MacKenzie was aboard a MH-53 Pave Low helicopter, flying south out of Fallujah, about 100 feet off the ground, when it flew into an “unknown ambush site,” he says.
MacKenzie, assigned to the 20th Special Operations Squadron out of Hurlburt Field, was the flight engineer, sitting in the center seat between the two pilots.
An insurgent on the ground fired a rocket-propelled grenade.
“It hit directly into the nose of the helicopter and blew up inside,” MacKenzie says. “It broke my head and face in about three places. Shrapnel tore through my left eye, tore my left eyelid half off.”
The helicopter nearly crashed, but amazingly one of the pilots was able to land it safely, though just 700 yards from the insurgents. By the time it hit the ground, the pilot thought MacKenzie was dead, an observation — as it turns out, that was incorrect.
The shoot-down left MacKenzie blind in the left eye and still suffering spinal cord injuries as well as the aftermath of traumatic brain injury and post traumatic stress disorder.

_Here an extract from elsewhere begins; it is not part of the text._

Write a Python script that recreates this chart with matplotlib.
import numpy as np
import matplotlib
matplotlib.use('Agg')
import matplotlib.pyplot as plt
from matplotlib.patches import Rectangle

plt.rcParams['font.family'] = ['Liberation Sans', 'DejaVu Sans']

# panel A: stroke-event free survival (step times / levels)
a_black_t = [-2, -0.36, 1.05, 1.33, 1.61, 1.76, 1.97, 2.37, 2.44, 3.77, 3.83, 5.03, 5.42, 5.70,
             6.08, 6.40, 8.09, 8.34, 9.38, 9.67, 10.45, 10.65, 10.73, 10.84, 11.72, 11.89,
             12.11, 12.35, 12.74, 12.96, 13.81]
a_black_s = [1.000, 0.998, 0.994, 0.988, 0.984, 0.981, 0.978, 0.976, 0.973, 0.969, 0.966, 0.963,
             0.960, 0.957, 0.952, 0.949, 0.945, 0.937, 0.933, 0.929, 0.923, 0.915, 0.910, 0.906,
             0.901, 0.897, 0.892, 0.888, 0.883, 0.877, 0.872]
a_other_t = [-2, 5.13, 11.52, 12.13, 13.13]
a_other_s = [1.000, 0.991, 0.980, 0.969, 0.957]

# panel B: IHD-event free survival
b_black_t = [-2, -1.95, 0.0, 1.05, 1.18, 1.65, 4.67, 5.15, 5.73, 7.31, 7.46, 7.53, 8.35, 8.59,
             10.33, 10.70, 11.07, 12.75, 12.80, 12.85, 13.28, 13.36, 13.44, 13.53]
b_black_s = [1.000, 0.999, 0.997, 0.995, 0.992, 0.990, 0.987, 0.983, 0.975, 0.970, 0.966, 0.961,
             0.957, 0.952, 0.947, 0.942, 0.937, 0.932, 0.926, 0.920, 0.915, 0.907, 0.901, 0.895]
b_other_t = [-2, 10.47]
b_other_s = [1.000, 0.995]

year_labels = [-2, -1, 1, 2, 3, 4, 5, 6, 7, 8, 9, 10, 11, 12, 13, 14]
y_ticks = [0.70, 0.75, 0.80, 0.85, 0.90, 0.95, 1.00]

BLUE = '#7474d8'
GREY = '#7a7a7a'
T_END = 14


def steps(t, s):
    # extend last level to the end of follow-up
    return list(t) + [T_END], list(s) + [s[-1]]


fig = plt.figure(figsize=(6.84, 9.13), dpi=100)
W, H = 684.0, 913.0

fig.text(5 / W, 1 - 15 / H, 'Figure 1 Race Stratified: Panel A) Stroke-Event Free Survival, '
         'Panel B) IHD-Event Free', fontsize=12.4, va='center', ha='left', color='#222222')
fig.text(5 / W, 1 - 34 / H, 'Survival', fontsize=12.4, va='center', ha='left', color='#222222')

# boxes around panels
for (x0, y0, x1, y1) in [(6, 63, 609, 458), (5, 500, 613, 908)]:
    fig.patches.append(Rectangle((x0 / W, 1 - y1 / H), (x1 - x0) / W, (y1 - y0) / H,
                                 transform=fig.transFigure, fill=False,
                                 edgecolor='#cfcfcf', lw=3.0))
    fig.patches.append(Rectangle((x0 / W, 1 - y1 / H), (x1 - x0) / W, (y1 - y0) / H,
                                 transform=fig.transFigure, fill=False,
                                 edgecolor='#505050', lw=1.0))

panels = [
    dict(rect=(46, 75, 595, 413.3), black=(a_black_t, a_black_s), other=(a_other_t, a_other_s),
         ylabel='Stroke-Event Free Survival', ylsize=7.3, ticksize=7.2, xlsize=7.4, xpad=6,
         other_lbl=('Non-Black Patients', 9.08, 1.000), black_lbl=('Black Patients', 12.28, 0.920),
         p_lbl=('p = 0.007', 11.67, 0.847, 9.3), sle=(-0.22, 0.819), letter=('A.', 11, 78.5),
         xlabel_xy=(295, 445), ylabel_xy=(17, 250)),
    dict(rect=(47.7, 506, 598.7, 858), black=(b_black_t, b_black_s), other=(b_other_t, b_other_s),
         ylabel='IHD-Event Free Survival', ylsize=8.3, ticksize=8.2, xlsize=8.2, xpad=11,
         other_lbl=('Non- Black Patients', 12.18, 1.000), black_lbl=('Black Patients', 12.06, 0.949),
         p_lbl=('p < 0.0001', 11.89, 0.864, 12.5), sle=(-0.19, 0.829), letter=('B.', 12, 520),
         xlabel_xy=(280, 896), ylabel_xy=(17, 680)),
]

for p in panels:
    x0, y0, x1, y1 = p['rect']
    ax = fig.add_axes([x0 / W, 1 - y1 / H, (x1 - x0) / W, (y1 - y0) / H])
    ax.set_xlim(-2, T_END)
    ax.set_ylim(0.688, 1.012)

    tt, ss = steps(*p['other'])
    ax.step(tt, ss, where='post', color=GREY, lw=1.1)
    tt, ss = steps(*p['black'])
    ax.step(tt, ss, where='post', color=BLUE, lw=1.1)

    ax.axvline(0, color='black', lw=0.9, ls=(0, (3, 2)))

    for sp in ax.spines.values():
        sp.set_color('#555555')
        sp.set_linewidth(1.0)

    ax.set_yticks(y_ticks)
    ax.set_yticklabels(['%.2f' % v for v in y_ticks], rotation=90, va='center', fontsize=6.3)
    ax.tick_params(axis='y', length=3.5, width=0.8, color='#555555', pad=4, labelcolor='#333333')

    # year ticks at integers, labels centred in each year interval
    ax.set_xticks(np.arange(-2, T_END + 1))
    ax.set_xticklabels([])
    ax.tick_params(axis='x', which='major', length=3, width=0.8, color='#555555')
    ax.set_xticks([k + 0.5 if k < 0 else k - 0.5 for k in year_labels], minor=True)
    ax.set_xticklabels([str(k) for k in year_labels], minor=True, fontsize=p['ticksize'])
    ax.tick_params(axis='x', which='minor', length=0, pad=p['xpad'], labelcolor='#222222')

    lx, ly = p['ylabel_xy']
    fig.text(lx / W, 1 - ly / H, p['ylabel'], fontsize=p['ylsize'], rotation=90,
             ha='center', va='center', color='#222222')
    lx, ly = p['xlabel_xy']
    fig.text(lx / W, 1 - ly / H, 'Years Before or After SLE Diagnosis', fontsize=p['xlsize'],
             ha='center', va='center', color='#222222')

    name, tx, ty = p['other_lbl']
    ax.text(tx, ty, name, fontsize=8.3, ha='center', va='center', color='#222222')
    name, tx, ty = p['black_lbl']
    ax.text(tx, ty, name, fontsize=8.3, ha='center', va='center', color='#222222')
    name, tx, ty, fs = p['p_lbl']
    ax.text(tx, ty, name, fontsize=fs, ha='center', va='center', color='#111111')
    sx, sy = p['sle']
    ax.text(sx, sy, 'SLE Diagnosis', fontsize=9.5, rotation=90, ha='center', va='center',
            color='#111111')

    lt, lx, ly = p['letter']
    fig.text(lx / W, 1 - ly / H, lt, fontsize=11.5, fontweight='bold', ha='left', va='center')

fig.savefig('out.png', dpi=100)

“I only have half a visual field,” says MacKenzie, who is the process of medically retiring from the Air Force because of ongoing health problems from the shoot-down. “Being in crowds for the sake of having fun, with people coming at you from all directions, is not something I just jump at. It’s not fun to just hang out.”
Fortunately for MacKenzie, he won’t just be hanging out.

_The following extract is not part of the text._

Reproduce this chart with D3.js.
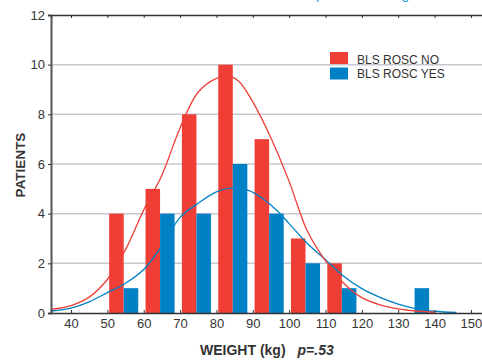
<!DOCTYPE html>
<html>
<head>
<meta charset="utf-8">
<script src="https://cdn.jsdelivr.net/npm/d3@7"></script>
<style>
  body { margin: 0; background: #fff; }
  svg { display: block; font-family: "Liberation Sans", Arial, sans-serif; }
</style>
</head>
<body>
<div id="chart"></div>
<script>
// bins of 10 kg, starting weight of each bin
const bins = [50, 60, 70, 80, 90, 100, 110, 120, 130];
const roscNo = [4, 5, 8, 10, 7, 3, 2, 0, 0];
const roscYes = [1, 4, 4, 6, 4, 2, 1, 0, 1];

// fitted normal curves (kg, patients)
const curveNoKg = [34.5, 40, 45, 50, 55, 60, 65, 70, 75, 80, 83, 86, 90, 95, 100, 105, 110, 115, 120, 125, 130, 135, 140];
const curveNoVal = [0.15, 0.3, 0.64, 1.35, 2.55, 4.15, 5.55, 7.45, 8.9, 9.45, 9.55, 9.35, 8.5, 7.05, 5.3, 3.3, 2.1, 1.2, 0.62, 0.33, 0.17, 0.08, 0.03];
const curveYesKg = [34.5, 40, 45, 50, 55, 60, 65, 70, 75, 80, 84, 89, 93, 97, 100, 105, 110, 115, 120, 125, 130, 135, 140, 146];
const curveYesVal = [0.08, 0.2, 0.45, 0.82, 1.2, 1.75, 2.7, 3.85, 4.42, 4.88, 5.03, 4.93, 4.58, 4.08, 3.6, 2.8, 2.15, 1.48, 0.98, 0.63, 0.36, 0.17, 0.07, 0.02];

const xTicks = [40, 50, 60, 70, 80, 90, 100, 110, 120, 130, 140, 150];
const yTicks = [0, 2, 4, 6, 8, 10, 12];

const red = '#ee3e36';
const blue = '#0081c6';
const ink = '#333';

const W = 482, H = 360;
const plotLeft = 51, plotTop = 15, plotBottom = 313, plotRight = 490;

const svg = d3.select('#chart').append('svg')
  .attr('width', W)
  .attr('height', H);

// 40 kg sits at 70.5px, 3.64px per kg
const x = d3.scaleLinear()
  .domain([34.5, 40 + (plotRight - 70.5) / 3.64])
  .range([plotLeft, plotRight]);
const y = d3.scaleLinear().domain([0, 12]).range([plotBottom, plotTop]);

// gridlines
svg.append('g')
  .selectAll('line')
  .data(yTicks.filter(d => d > 0 && d < 12))
  .join('line')
  .attr('x1', plotLeft).attr('x2', W)
  .attr('y1', d => y(d)).attr('y2', d => y(d))
  .attr('stroke', '#c6c8d0')
  .attr('stroke-width', 1.5);

// bars
const barW = 4;
svg.append('g')
  .selectAll('rect')
  .data(bins.map((b, i) => ({ b, v: roscNo[i] })).filter(d => d.v > 0))
  .join('rect')
  .attr('x', d => x(d.b + 0.5))
  .attr('width', d => x(d.b + 0.5 + barW) - x(d.b + 0.5))
  .attr('y', d => y(d.v))
  .attr('height', d => y(0) - y(d.v))
  .attr('fill', red);

svg.append('g')
  .selectAll('rect')
  .data(bins.map((b, i) => ({ b, v: roscYes[i] })).filter(d => d.v > 0))
  .join('rect')
  .attr('x', d => x(d.b + 4.5))
  .attr('width', d => x(d.b + 4.5 + barW) - x(d.b + 4.5))
  .attr('y', d => y(d.v))
  .attr('height', d => y(0) - y(d.v))
  .attr('fill', blue);

// curves
const line = d3.line()
  .x(d => x(d[0]))
  .y(d => y(d[1]))
  .curve(d3.curveCatmullRom);

svg.append('path')
  .datum(curveYesKg.map((k, i) => [k, curveYesVal[i]]))
  .attr('d', line)
  .attr('fill', 'none')
  .attr('stroke', blue)
  .attr('stroke-width', 1.3);

svg.append('path')
  .datum(curveNoKg.map((k, i) => [k, curveNoVal[i]]))
  .attr('d', line)
  .attr('fill', 'none')
  .attr('stroke', red)
  .attr('stroke-width', 1.3);

// bottom axis
const xAxis = svg.append('g')
  .attr('transform', `translate(0,${plotBottom})`)
  .call(d3.axisBottom(x).tickValues(xTicks).tickSize(-3).tickPadding(6));
xAxis.select('.domain').attr('stroke', ink).attr('stroke-width', 1.5);
xAxis.selectAll('.tick line').attr('stroke', ink);
xAxis.selectAll('.tick text')
  .attr('fill', ink)
  .style('font-size', '13px')
  .style('font-family', '"Liberation Sans", Arial, sans-serif');

// top border with ticks
const topAxis = svg.append('g')
  .attr('transform', `translate(0,${plotTop})`)
  .call(d3.axisTop(x).tickValues(xTicks).tickSize(-3).tickFormat(''));
topAxis.select('.domain').attr('stroke', ink).attr('stroke-width', 1.5);
topAxis.selectAll('.tick line').attr('stroke', ink);

// left axis
const yAxis = svg.append('g')
  .attr('transform', `translate(${plotLeft},0)`)
  .call(d3.axisLeft(y).tickValues(yTicks).tickSize(3).tickPadding(3));
yAxis.select('.domain').attr('stroke', '#555').attr('stroke-width', 2);
yAxis.selectAll('.tick line').attr('stroke', ink);
yAxis.selectAll('.tick text')
  .attr('fill', ink)
  .style('font-size', '13px')
  .style('font-family', '"Liberation Sans", Arial, sans-serif');

// axis titles
const xt = svg.append('text')
  .attr('x', 200)
  .attr('y', 355)
  .attr('fill', ink)
  .style('font-size', '14px')
  .style('font-weight', 'bold');
xt.append('tspan').text('WEIGHT (kg)');
xt.append('tspan').attr('dx', 12).style('font-style', 'italic').text('p=.53');

svg.append('text')
  .attr('transform', 'translate(25,165) rotate(-90)')
  .attr('text-anchor', 'middle')
  .attr('fill', ink)
  .style('font-size', '13.5px')
  .style('font-weight', 'bold')
  .text('PATIENTS');

// clipped title above the chart
svg.append('text')
  .attr('x', 316)
  .attr('y', -1)
  .attr('fill', '#1a9be0')
  .style('font-size', '14px')
  .text('pulse and weig');

// legend
const legend = svg.append('g');
const legendItems = [{ label: 'BLS ROSC NO', color: red }, { label: 'BLS ROSC YES', color: blue }];
legend.selectAll('rect')
  .data(legendItems)
  .join('rect')
  .attr('x', 330)
  .attr('y', (d, i) => 52 + i * 15.5)
  .attr('width', 18)
  .attr('height', 12)
  .attr('fill', d => d.color);
legend.selectAll('text')
  .data(legendItems)
  .join('text')
  .attr('x', 357)
  .attr('y', (d, i) => 63.5 + i * 14.5)
  .attr('fill', ink)
  .style('font-size', '12px')
  .text(d => d.label);
</script>
</body>
</html>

That’s because the Care Coalition, which was selected by the Seminole Hard Rock to be the Grand Marshal organization, named MacKenzie, who has worked with the organization since 2007 and here in Tampa since 2010, to be the face of Care Coalition in his dress blue uniform atop the burgundy Camaro.
“He is a local combat wounded warrior and staff member of the Care Coalition who is a great representative of our force,” Navy Lt. Cmdr. Li Cohen, a Socom spokeswoman, explains about why MacKenzie was selected. “He is also the first SOF wounded warrior to be selected for an American Airlines/US Airways Internship program.”
There was more than a little trepidation about taking part, says MacKenzie, especially the upcoming onslaught of media engagements.
“Coming into this I was really concerned about it all,” says MacKenzie. “Many times when they do this, they make it about an individual or the wounded warrior. What is really good about Seminole Hard Rock is that this is about the entire community and the wounded, ill and injured. I am representing Care Coalition. It’s not about me.”
Still, MacKenzie “is the perfect choice” says Gina Morales, public relations manager for the Seminole Hard Rock Hotel and Casino, which is sponsoring the parade, which kicks off at 2 p.m. Saturday.
“We were thinking about the types of people who make things like the parade possible,” says Morales. “I could not have thought of a better person to honor and highlight on the day of the parade and bring to light all the sacrifices he has made to give us the freedom to rock.”